Swiss banks taking more risks to compensate for record-low interest rates

© Vladek | Dreamstime.c

“Exceptionally low interest rates are putting pressure on interest rate margins and this is weighing on the profitability of Swiss banks,” Zurbruegg said in a speech in Bern on Thursday. That “creates an incentive for banks to step up their exposure to interest-rate risk and adopt an imprudent attitude in their affordability assessment.”

Swiss lenders have been struggling to offset the squeeze of a minus 0.75 percent deposit rate imposed by the SNB to protect the country’s economy and weaken the Swiss franc. While the return on investments from mortgages to bonds has dropped, most of the country’s banks — including the two largest UBS Group AG and Credit Suisse Group AG — have steered clear from charging private clients’ deposits.

While banks with a larger focus on Switzerland have “taken on additional interest-rate risk” since the SNB decided to lower borrowing costs below zero percent, lenders’ exposure is “manageable at the moment” partly amid stricter capital rules, Zurbruegg said. The Swiss central bank is monitoring the situation, he added.

Risks to the Swiss property market remained elevated in the three months through September, according to a quarterly index compiled by UBS. While the buy-to-rent price ratio reached an all-time high, moderate mortgage growth and strengthening economy prevented imbalances in the owner-occupied housing market from widening, it said in the report on Nov. 2.

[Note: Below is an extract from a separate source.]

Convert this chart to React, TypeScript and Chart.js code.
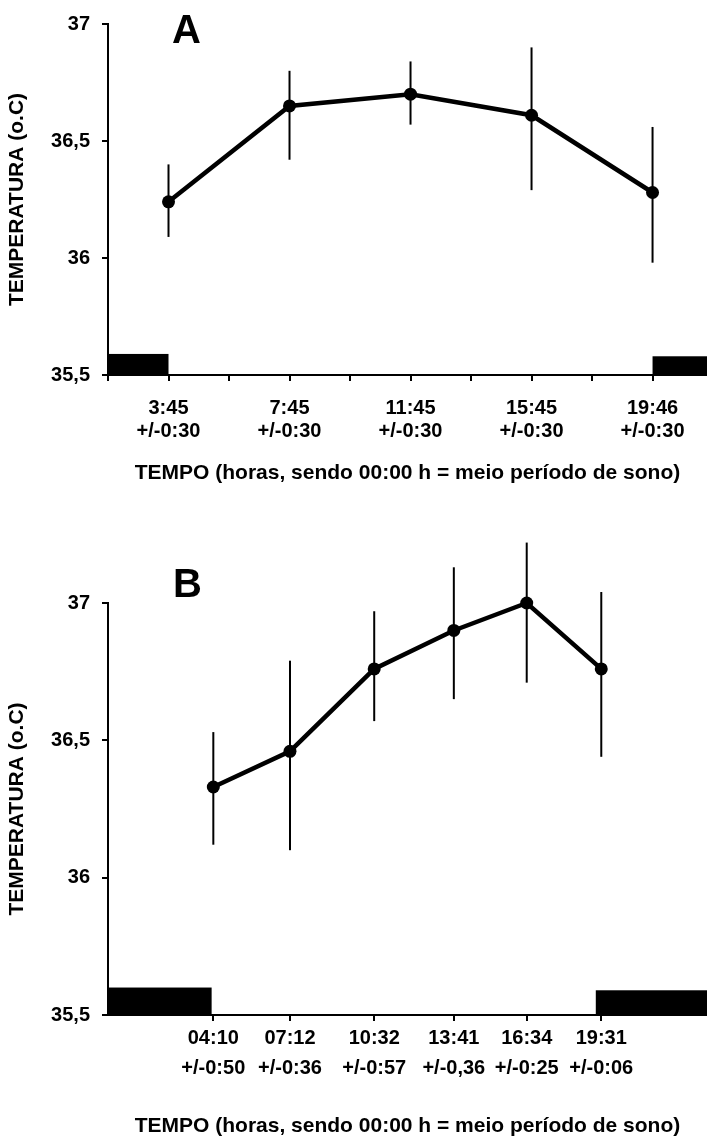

Banks executives themselves are aware of the risks.

“You see a lot of pressure in the system across the board, not only in Switzerland, in a search for assets, which creates, in my point of view, a clearly unintended — I hope — unintended consequence of creating asset bubbles,” UBS Chief Executive Officer Sergio Ermotti said in September. “The reality is that we may need to start to think about how to pass more negative rates to a broader client base than being able to re-price the asset side of the equation.”

Overall, “the negative interest rate charged on banks’ sight deposits at the SNB is indispensable from a monetary policy perspective,” the SNB’s vice president said, reiterating comments made by his fellow rate setters Thomas Jordan and Andrea Maechler in recent days. “Given low interest rates around the world and the difficult global economic situation, negative interest — coupled with the SNB’s willingness to intervene in the foreign exchange market — serves to ease upward pressure on the Swiss franc.”